2. Develop and perform training for Engineering personnel on the technical review requirements when performing Owner's Acceptance Reviews.
3. Determine if additional guidance on NDE or welding requirements should be provided when parts are reused after a failure.
F. PREVIOUS OCCURRENCES
The station events database, LERs, EPIX, and NPRDS were reviewed for similar events at Quad Cities Nuclear Power Station. This event was a reactor scram due to a steam leak caused by failure to adequately design for the piping vibration at the sensing line instrumentation installation location. There were no previous similar occurrences identified at Quad Cities Nuclear Power Station within the previous 10 years that involved a reactor scram due to small bore line failure from high cycle fatigue, nor were there failures similar to the capped pipe stub failure.
Based on the causes of this event and associated corrective actions, the events listed below, although similar in topic, are not considered significant station experiences that would have directly contributed to preventing this event.

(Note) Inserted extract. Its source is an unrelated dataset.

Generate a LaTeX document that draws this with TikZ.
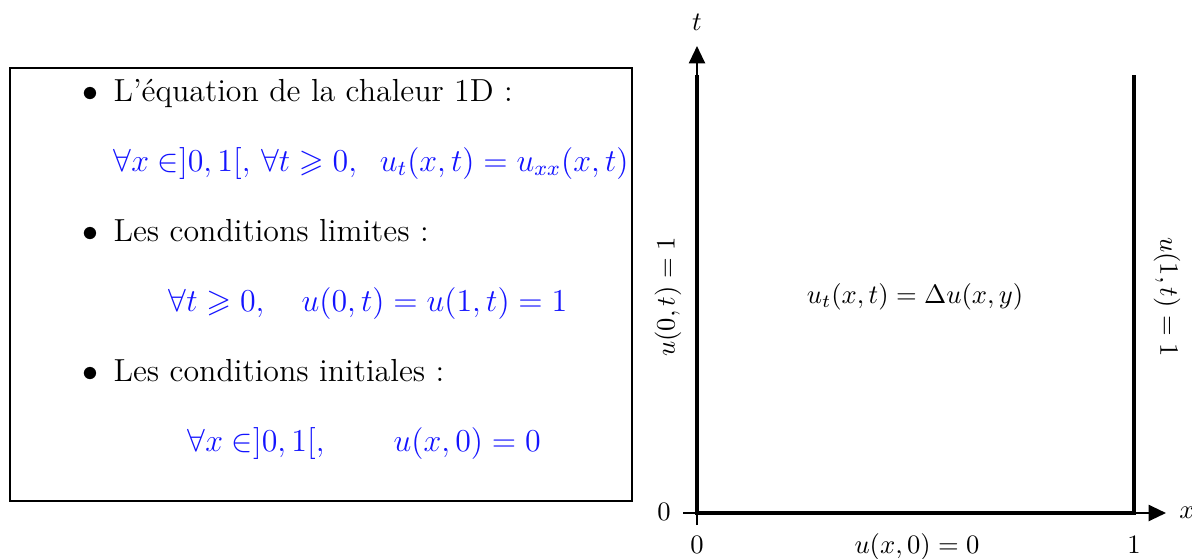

- Station Events Database - Quad Cities IR 102091 (04/02/02), Unit 2 Main Steam Piping Low Point Drain Line Fails Due to Vibration Related to Extended Power Uprate (EPU) Modifications. Turbine was tripped to effect repairs but the reactor remained at low power. This event was caused by vibration resonance induced high cycle fatigue. The Root Cause of the event was determined to be development of an inadequate vibration monitoring program which was not structured to detect incipient failure conditions prior to the actual failure. Changes were made to the Exelon design input and configuration impact screening (used by both Exelon personnel and contractors in performing design work) to address high cycle fatigue including vibration monitoring. The event caused by the 04/02/02 failure is not directly applicable to this LER event since a scram was not involved.
However, the corrective action for the 04/02/02 failure was not adequately implemented during the development of the design for the sensing line installation (10/29/2010) since the Exelon reviews did not adequately challenge the engineering contractor design of the original instrument lines with respect to piping vibrations at the installation location. This review issue is included in the corrective actions of this LER.
- EPIX/ NPRDS — No similar events identified for Quad Cities.
- LER — No similar events identified for Quad Cities.
G. COMPONENT FAILURE DATA
The area that failed was in a weld that attached a commercially procured non-safety grade 3/4 inch 3000 psi carbon steel sock-o-let.
This event has been reported to EPIX as Failure Report No. 1117.